*Written exercise*
Look at the data below and print exactly the lines from its first line through the line with "import pandas as pd"; the pictures stay out of the copy.

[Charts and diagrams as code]
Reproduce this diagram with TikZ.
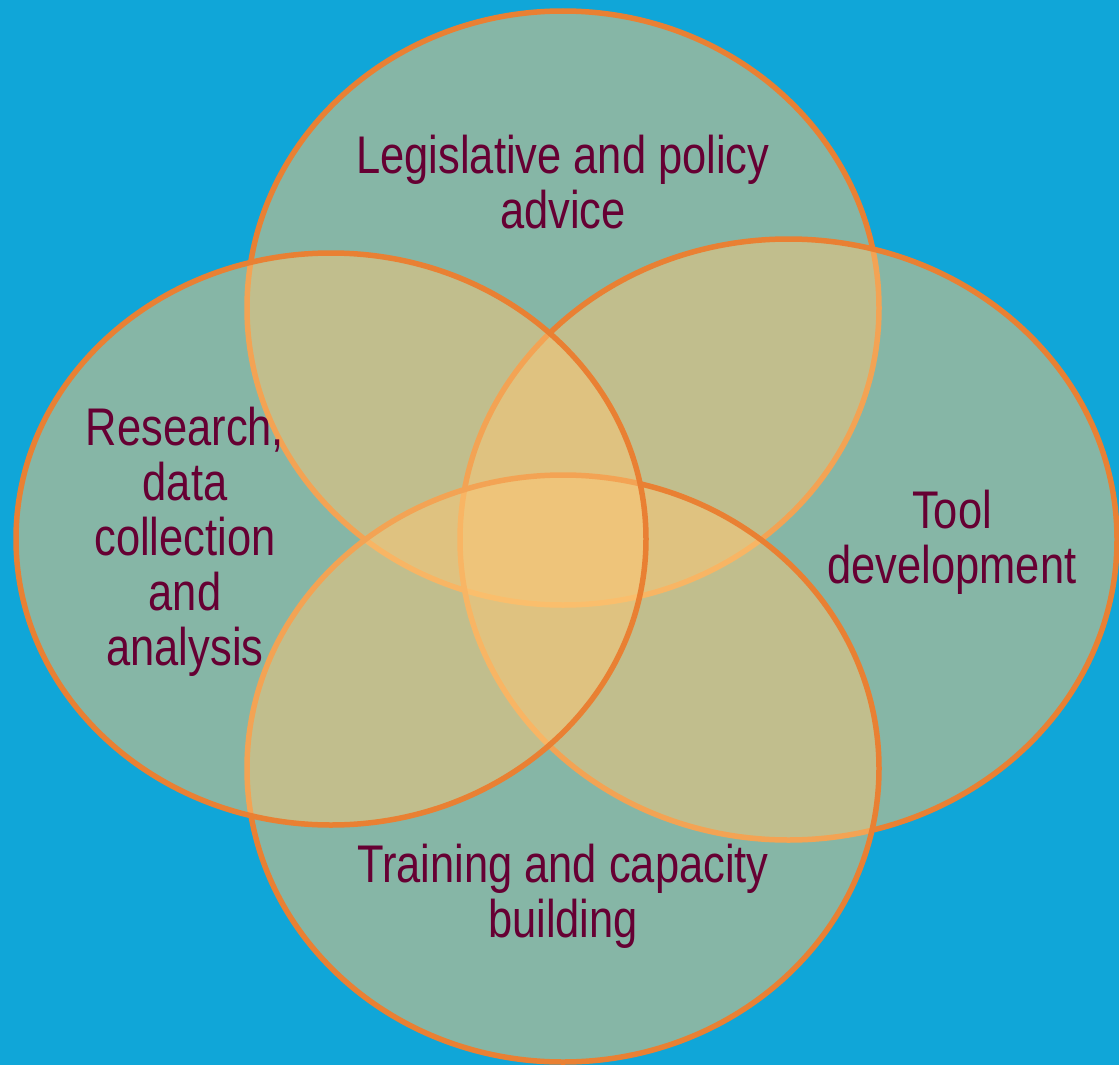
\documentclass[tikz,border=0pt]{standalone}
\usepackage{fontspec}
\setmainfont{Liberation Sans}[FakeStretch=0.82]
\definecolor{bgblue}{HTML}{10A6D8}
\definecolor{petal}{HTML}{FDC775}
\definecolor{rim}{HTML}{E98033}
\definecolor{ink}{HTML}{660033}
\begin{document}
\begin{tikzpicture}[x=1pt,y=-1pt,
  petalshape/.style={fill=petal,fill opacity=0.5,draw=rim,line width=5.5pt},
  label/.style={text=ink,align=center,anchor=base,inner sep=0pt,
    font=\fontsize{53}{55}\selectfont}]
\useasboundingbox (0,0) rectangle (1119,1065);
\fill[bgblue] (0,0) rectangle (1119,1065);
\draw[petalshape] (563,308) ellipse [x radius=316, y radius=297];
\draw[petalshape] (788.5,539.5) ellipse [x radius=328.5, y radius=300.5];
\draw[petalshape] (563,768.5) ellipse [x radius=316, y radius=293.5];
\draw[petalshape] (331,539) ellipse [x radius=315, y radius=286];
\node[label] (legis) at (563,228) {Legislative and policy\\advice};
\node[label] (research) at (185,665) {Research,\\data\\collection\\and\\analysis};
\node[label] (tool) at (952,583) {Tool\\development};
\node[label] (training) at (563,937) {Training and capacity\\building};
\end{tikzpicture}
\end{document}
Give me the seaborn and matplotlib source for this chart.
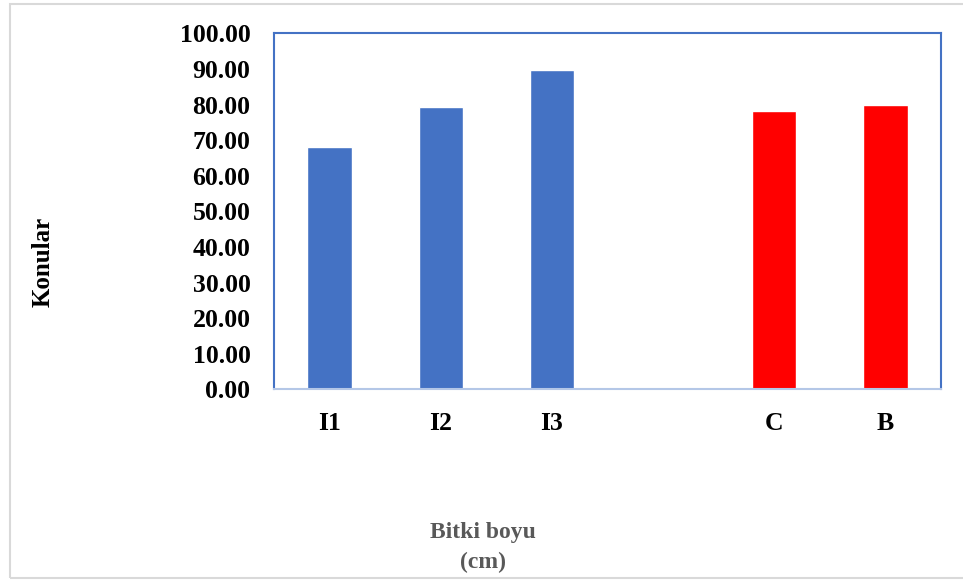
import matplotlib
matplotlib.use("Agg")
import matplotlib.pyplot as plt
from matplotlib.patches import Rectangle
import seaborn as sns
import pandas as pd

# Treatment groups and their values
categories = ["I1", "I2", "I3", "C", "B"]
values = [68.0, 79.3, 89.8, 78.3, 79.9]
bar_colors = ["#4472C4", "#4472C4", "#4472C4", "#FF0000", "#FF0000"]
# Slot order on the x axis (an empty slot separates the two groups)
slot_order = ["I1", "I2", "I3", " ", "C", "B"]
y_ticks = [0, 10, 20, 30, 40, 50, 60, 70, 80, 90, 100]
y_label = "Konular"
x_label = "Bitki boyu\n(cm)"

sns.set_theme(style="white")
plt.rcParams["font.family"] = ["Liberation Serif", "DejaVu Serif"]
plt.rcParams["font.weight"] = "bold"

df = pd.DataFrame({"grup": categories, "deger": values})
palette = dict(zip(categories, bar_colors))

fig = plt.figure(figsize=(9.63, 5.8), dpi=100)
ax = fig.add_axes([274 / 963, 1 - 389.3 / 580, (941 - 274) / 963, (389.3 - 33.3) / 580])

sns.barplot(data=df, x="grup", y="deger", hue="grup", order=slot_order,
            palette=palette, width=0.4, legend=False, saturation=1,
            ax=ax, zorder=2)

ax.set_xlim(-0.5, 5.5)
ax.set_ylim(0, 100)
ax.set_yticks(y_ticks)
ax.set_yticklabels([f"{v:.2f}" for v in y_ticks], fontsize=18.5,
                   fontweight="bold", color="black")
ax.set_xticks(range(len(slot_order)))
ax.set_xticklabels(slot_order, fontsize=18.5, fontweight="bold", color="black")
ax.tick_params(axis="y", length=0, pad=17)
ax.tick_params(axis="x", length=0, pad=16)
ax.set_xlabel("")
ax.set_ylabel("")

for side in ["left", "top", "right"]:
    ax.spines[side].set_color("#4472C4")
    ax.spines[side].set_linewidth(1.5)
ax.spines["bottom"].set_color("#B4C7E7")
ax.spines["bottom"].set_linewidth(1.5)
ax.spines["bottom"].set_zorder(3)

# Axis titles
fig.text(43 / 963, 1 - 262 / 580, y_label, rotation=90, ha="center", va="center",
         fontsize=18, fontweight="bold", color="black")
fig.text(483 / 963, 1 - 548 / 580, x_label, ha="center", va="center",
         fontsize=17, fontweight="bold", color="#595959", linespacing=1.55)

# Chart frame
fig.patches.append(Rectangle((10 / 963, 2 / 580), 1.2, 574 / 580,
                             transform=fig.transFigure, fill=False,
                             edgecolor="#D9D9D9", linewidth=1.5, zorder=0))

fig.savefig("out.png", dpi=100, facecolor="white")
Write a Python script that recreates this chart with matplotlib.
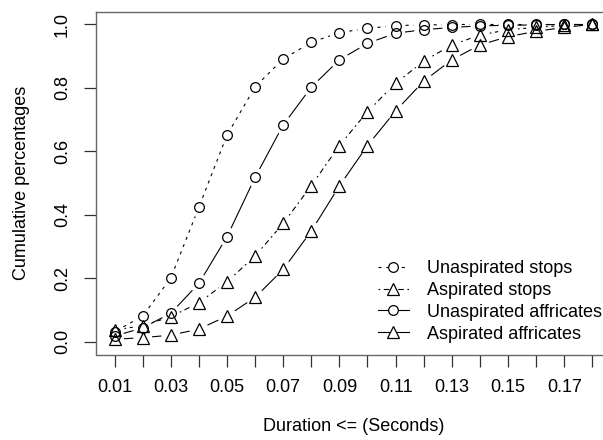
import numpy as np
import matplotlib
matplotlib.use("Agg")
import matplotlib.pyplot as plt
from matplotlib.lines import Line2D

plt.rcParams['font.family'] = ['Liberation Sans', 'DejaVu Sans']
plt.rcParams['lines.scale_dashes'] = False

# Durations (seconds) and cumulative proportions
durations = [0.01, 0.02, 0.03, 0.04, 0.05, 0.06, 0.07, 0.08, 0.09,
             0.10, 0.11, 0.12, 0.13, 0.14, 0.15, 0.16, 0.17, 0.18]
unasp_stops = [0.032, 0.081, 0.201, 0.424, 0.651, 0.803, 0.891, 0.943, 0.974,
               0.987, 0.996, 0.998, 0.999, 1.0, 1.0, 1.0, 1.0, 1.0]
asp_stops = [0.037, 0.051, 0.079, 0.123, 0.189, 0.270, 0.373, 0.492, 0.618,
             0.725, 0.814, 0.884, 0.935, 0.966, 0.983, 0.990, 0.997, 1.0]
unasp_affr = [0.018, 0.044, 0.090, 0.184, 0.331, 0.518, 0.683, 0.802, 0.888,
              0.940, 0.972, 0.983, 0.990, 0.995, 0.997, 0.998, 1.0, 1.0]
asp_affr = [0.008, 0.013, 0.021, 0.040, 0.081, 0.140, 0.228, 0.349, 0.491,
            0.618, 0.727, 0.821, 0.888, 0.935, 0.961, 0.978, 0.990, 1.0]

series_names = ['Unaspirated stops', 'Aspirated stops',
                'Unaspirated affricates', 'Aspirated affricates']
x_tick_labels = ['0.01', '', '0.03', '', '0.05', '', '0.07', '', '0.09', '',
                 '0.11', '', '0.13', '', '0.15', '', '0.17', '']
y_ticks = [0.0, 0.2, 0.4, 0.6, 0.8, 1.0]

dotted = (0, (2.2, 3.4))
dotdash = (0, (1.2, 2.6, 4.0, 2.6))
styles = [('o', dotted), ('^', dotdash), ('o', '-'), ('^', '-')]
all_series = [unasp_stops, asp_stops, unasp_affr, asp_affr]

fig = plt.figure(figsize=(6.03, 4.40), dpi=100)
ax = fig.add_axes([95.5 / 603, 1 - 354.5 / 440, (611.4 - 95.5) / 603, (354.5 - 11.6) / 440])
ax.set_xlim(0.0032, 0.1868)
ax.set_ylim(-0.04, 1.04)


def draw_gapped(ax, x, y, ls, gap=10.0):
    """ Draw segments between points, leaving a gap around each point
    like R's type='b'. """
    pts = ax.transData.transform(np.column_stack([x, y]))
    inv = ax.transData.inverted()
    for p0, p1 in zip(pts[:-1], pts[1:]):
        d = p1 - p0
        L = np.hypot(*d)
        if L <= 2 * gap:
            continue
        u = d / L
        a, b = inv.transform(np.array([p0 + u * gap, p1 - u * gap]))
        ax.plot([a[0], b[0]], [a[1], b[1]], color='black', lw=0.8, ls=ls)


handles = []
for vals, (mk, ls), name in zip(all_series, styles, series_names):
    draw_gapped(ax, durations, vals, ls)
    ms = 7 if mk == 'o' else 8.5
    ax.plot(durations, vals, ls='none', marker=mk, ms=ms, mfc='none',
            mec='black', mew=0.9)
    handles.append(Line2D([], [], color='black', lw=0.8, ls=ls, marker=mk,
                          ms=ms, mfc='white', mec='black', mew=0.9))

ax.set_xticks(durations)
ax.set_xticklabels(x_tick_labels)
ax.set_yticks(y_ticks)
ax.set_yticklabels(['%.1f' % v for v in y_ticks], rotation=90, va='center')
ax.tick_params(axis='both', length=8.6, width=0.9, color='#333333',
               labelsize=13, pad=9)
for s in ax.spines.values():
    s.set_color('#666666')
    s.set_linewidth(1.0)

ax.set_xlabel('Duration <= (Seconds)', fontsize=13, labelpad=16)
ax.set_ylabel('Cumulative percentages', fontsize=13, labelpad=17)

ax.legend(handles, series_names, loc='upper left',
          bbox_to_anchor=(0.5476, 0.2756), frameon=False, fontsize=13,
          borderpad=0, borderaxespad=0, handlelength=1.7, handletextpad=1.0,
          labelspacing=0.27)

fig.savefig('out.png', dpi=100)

*Answer for the task*
Reproduce this diagram with TikZ.
\documentclass[tikz,border=0pt]{standalone}
\usepackage{fontspec}
\setmainfont{Liberation Sans}[FakeStretch=0.82]
\definecolor{bgblue}{HTML}{10A6D8}
\definecolor{petal}{HTML}{FDC775}
\definecolor{rim}{HTML}{E98033}
\definecolor{ink}{HTML}{660033}
\begin{document}
\begin{tikzpicture}[x=1pt,y=-1pt,
  petalshape/.style={fill=petal,fill opacity=0.5,draw=rim,line width=5.5pt},
  label/.style={text=ink,align=center,anchor=base,inner sep=0pt,
    font=\fontsize{53}{55}\selectfont}]
\useasboundingbox (0,0) rectangle (1119,1065);
\fill[bgblue] (0,0) rectangle (1119,1065);
\draw[petalshape] (563,308) ellipse [x radius=316, y radius=297];
\draw[petalshape] (788.5,539.5) ellipse [x radius=328.5, y radius=300.5];
\draw[petalshape] (563,768.5) ellipse [x radius=316, y radius=293.5];
\draw[petalshape] (331,539) ellipse [x radius=315, y radius=286];
\node[label] (legis) at (563,228) {Legislative and policy\\advice};
\node[label] (research) at (185,665) {Research,\\data\\collection\\and\\analysis};
\node[label] (tool) at (952,583) {Tool\\development};
\node[label] (training) at (563,937) {Training and capacity\\building};
\end{tikzpicture}
\end{document}
Give me the seaborn and matplotlib source for this chart.
import matplotlib
matplotlib.use("Agg")
import matplotlib.pyplot as plt
from matplotlib.patches import Rectangle
import seaborn as sns
import pandas as pd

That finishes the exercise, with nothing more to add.